‘Over 70% of unicorns in India use Slack’: Matt Loop
Enterprise messaging platform, Slack, was acquired by US cloud-based software firm Salesforce in a $27.7 billion deal in 2021. While the company’s platform has operated in India for about a decade, it set up a base here only this June as it seeks to do more business with small and large companies in the country. In an interview, Matt Loop, Head of APAC and Rahul Sharma, Country Manager at Slack share the company’s plans for India and talk about the future of work. Edited excerpts:
There appears to be a wide gap in the adoption of Slack when compared to competitors (like Microsoft Teams, Zoom, Webex, Google Meet, etc.).
Loop: Productivity tools have been around, in some cases for 30-40 years. So, you're right, there's this confluence of tools that are all out there. What we've tried to do is focus on what we do well, which is provide a channel-based messaging platform, which at its core is viral in its adoption, loved by its users, and something that allows you to connect not only with your internal employees, which is what it started as, but with your customers and partners. The other thing we do is be interoperable with other solutions out there. So, whether you know you're an engineer and you're using (software like) Jira or (software repositories like) GitHub or GitLab, a salesperson using Salesforce, or a knowledge worker, and you need to incorporate Google or Microsoft productivity tools, we integrate with all of those. We want to be the 2% of your IT budget that makes the other 98% better. We're not going to be the only solution that you use in your day-to-day lives but we want to complement them, and in many cases, make them easier to use.
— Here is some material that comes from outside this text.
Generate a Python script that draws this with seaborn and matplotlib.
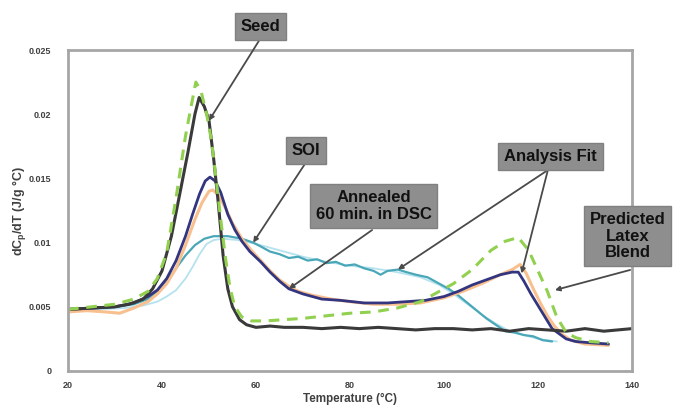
import numpy as np
import pandas as pd
import seaborn as sns
import matplotlib.pyplot as plt

# Seed latex (dark line)
seed_t = [20, 25, 30, 33, 36, 38, 40, 42, 44, 45.5, 47, 47.9, 49, 50, 51, 52, 53, 54, 55, 56.5,
          58, 60, 63, 66, 70, 74, 78, 82, 86, 90, 94, 98, 102, 106, 110, 114, 118, 122, 126, 130,
          134, 137, 140]
seed_v = [.0048, .0049, .0050, .0052, .0056, .0064, .0078, .0105, .0142, .0170,
          .0200, .0213, .0206, .0195, .0165, .0130, .0090, .0064, .0050, .0040,
          .0036, .0034, .0035, .0034, .0034, .0033, .0034, .0033, .0034, .0033,
          .0032, .0033, .0033, .0032, .0033, .0031, .0033, .0032, .0031, .0033,
          .0031, .0032, .0033]

# predicted latex blend (green dashed)
blend_t = [20, 25, 30, 34, 37, 39, 41, 43, 45, 46.3, 47.2, 48.3, 49.5, 50.5, 51.5, 52.5, 53.5, 54.5, 55.5, 57,
           59, 62, 66, 70, 75, 80, 85, 90, 95, 99, 102, 106, 110, 113, 115.8, 118, 120, 122, 124, 126,
           128, 131, 135]
blend_v = [.0048, .0050, .0052, .0056, .0062, .0072, .0092, .0135, .0183, .0208,
           .0225, .0218, .0200, .0180, .0150, .0118, .0088, .0064, .0050, .0042,
           .0039, .0039, .0040, .0041, .0043, .0045, .0046, .0049, .0054, .0062,
           .0068, .0079, .0094, .0101, .0104, .0094, .0078, .0062, .0042, .0030,
           .0026, .0023, .0022]

# analysis fit of annealed sample (navy)
fit_t = [20, 25, 30, 34, 37, 39, 41, 43, 45, 46.5, 48, 49.2, 50.2, 51.3, 52.5, 54, 55.5, 57, 58.7, 61,
         63, 65, 67, 70, 74, 78, 83, 88, 92, 96, 100, 103, 106, 109, 112, 114.5, 115.8, 117, 118.5, 120,
         121.5, 123, 124.5, 126, 128, 131, 135]
fit_v = [.0048, .0049, .0050, .0053, .0058, .0063, .0072, .0086, .0105, .0122,
         .0138, .0148, .0151, .0148, .0139, .0122, .0110, .0101, .0093, .0085,
         .0077, .0070, .0064, .0060, .0056, .0055, .0053, .0053, .0054, .0055,
         .0058, .0062, .0067, .0071, .0075, .0077, .0077, .0070, .0060, .0051,
         .0042, .0033, .0029, .0025, .0023, .0022, .0021]

# annealed 60 min in DSC (light orange)
anneal_t = [20, 24, 28, 31, 34, 37, 39, 41, 43, 45, 47, 48.5, 50, 50.8, 52, 53.5, 55, 57, 59, 61,
            63, 65, 67, 69, 72, 76, 80, 85, 90, 95, 100, 104, 108, 112, 114.5, 116.2, 117.5, 119, 120.5, 122,
            123.5, 125, 127, 130, 135]
anneal_v = [.0046, .0047, .0046, .0045, .0049, .0054, .0060, .0068, .0080, .0098,
            .0118, .0131, .0140, .0141, .0137, .0127, .0115, .0103, .0094, .0086,
            .0078, .0071, .0066, .0062, .0059, .0056, .0054, .0052, .0052, .0053,
            .0057, .0062, .0068, .0075, .0079, .0083, .0076, .0064, .0053, .0043,
            .0035, .0029, .0024, .0021, .0020]

# SOI data (teal)
soi_t = [20, 25, 30, 34, 37, 39, 41, 43, 45, 47, 49, 51, 54, 57, 59.4, 61, 63, 65, 67, 69,
         71, 73, 75, 77, 79, 81, 83, 85, 86.5, 88, 90.2, 92, 94, 96.5, 99, 101, 103, 105, 107, 109,
         111, 113, 115, 117, 119, 121, 123]
soi_v = [.0048, .0049, .0050, .0052, .0056, .0062, .0070, .0080, .0090, .0098,
         .0103, .0105, .0105, .0103, .0100, .0097, .0093, .0091, .0088, .0089,
         .0086, .0087, .0084, .0085, .0082, .0083, .0080, .0078, .0075, .0078,
         .0079, .0077, .0075, .0073, .0068, .0064, .0059, .0053, .0047, .0041,
         .0036, .0031, .0030, .0028, .0027, .0024, .0023]

# SOI fit (light cyan)
soifit_t = [20, 26, 32, 36, 39, 41, 43, 45, 46.5, 48, 49.5, 51, 53, 56, 60, 65, 70, 75, 80, 85,
            90, 95, 99, 102, 105, 108, 111, 114, 117, 120, 124]
soifit_v = [.0047, .0048, .0049, .0051, .0054, .0058, .0063, .0072, .0081, .0091,
            .0099, .0102, .0103, .0102, .0099, .0094, .0089, .0085, .0082, .0080,
            .0077, .0073, .0067, .0060, .0052, .0044, .0037, .0031, .0028, .0025, .0023]

x_ticks = [20, 40, 60, 80, 100, 120, 140]
y_ticks = [0, 0.005, 0.01, 0.015, 0.02, 0.025]
y_tick_labels = ["0", "0.005", "0.01", "0.015", "0.02", "0.025"]

# (label, box centre, arrow start, arrow targets)
notes = [
    ("Seed", (61.0, 0.02683), (60.6, 0.0257), [(50.0, 0.0195)]),
    ("SOI", (70.6, 0.01717), (70.4, 0.01612), [(59.4, 0.0100)]),
    ("Annealed\n60 min. in DSC", (85.0, 0.01285), (84.7, 0.01098), [(67.0, 0.0064)]),
    ("Analysis Fit", (122.7, 0.0167), (122.1, 0.01565), [(90.2, 0.0079), (116.5, 0.0076)]),
    ("Predicted\nLatex\nBlend", (139.1, 0.01051), (139.6, 0.00787), [(123.6, 0.0063)]),
]


if __name__ == "__main__":
    sns.set_style("white")
    plt.rcParams['font.family'] = ['Liberation Sans', 'DejaVu Sans']

    fig = plt.figure(figsize=(6.74, 4.08), dpi=100)
    ax = fig.add_axes([68 / 674, 1 - 371 / 408, 564 / 674, 321 / 408])

    sns.lineplot(x=soifit_t, y=soifit_v, ax=ax, color="#b5e2ee", lw=1.3, estimator=None, sort=False)
    sns.lineplot(x=soi_t, y=soi_v, ax=ax, color="#4aa7b8", lw=1.6, estimator=None, sort=False)
    sns.lineplot(x=anneal_t, y=anneal_v, ax=ax, color="#f9c08f", lw=2.2, estimator=None, sort=False)
    sns.lineplot(x=fit_t, y=fit_v, ax=ax, color="#34357f", lw=2.0, estimator=None, sort=False)
    sns.lineplot(x=seed_t, y=seed_v, ax=ax, color="#3a3a3a", lw=2.2, estimator=None, sort=False)
    sns.lineplot(x=blend_t, y=blend_v, ax=ax, color="#92d050", lw=2.2, estimator=None, sort=False)
    ax.lines[-1].set_dashes([3.5, 2.5])

    ax.set_xlim(20, 140)
    ax.set_ylim(0, 0.025)
    ax.set_xticks(x_ticks)
    ax.set_yticks(y_ticks)
    ax.set_yticklabels(y_tick_labels)
    ax.tick_params(axis='both', length=0, labelsize=6.5, labelcolor="#404040")
    ax.tick_params(axis='y', pad=12)
    ax.tick_params(axis='x', pad=7)
    for lab in ax.get_xticklabels() + ax.get_yticklabels():
        lab.set_fontweight('bold')
    for sp in ax.spines.values():
        sp.set_color("#a6a6a6")
        sp.set_linewidth(2)

    ax.set_xlabel("Temperature (°C)", fontsize=8.4, fontweight='bold', color="#404040", labelpad=2)
    ax.set_ylabel(r"dC$_\mathregular{p}$/dT (J/g °C)", fontsize=9, fontweight='bold', color="#404040")
    ax.yaxis.set_label_coords(-0.07, 0.5)

    for label, centre, start, targets in notes:
        ax.text(centre[0], centre[1], label, ha='center', va='center', fontsize=12,
                fontweight='bold', color="#111111", linespacing=1.15, zorder=10, clip_on=False,
                bbox=dict(boxstyle='square,pad=0.35', fc="#8e8e8e", ec="#808080", lw=1))
        for tgt in targets:
            ax.annotate("", xy=tgt, xytext=start, annotation_clip=False, zorder=9,
                        arrowprops=dict(arrowstyle='-|>', color="#4a4a4a", lw=1.3,
                                        mutation_scale=7, shrinkA=0, shrinkB=0))

    plt.savefig("out.png", dpi=100)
How has the uptake in India been, and are there any numbers you can share with us with respect to your market share?
Loop: We're just over eight years old. We've had a presence in India for four years, and we've had people focus now on developing the relationships, not only with the customers that joined us on their own, with no presence in India, but also those who have come on board lately. So it’s early days. It's been a tool that's always been loved by the technology audience, engineers in particular, and engineers are plentiful in India. I think that's a big contributing factor to the high overall adoption numbers or usage numbers we've had for years in this market. It's also always been adopted by fast growth organizations. North of 70% of the unicorns are using Slack. For instance, RazorPay was a day-one born on Slack company. So we're currently focused on those two audiences.
How about traditional enterprises, which are on the path of digital transformation, what are the challenges you’re seeing there and how do you address them?
Sharma: What we are now noticing is that there is a huge need for every organization to start thinking about digital transformation. But there's also a lot of clutter in what digital transformation looks like. The value that Slack adds is that you shouldn't be jumping between (multiple) tools but be able to join that. If you sync your calendar into Slack, you should be able to jump into a meeting from Slack itself. People are using north of 50 applications today. And our own research last year showed that knowledge workers are spending an hour a day just jumping between the tools they use.
What is Slack’s vision for the future of work, where do you see it heading in 3-5 years?
Loop: The last two years have been fraught with challenge and change, but I think a few things that we can be confident are forever changed, and we're actively learning, testing, and partnering with our customers today, to help them through this. One is that flexibility is demanded by employees and will be required by employers. In October last year, we did a survey of 2000 knowledge workers and they said 80% of them said they will look for alternatives if they're not allowed flexibility on when and where they work. Second is that investments in digital infrastructure and a digital headquarters is required. Two years ago, when the pandemic hit, no company said everyone get on email and we’ll survive and thrive just using that. They all turned to platforms like Slack in order to survive and you know the last two years in almost all cases, we saw productivity actually increase.
What is the target customer base in India, is it big enterprises or are you going after small businesses too?
Sharma: We have customers across all segments, from enterprise to commercial, to mid-market, to SMBs. And we have teams which are organized around that. The go-to market side of our team is structured so that it can cater to all of those segments as well.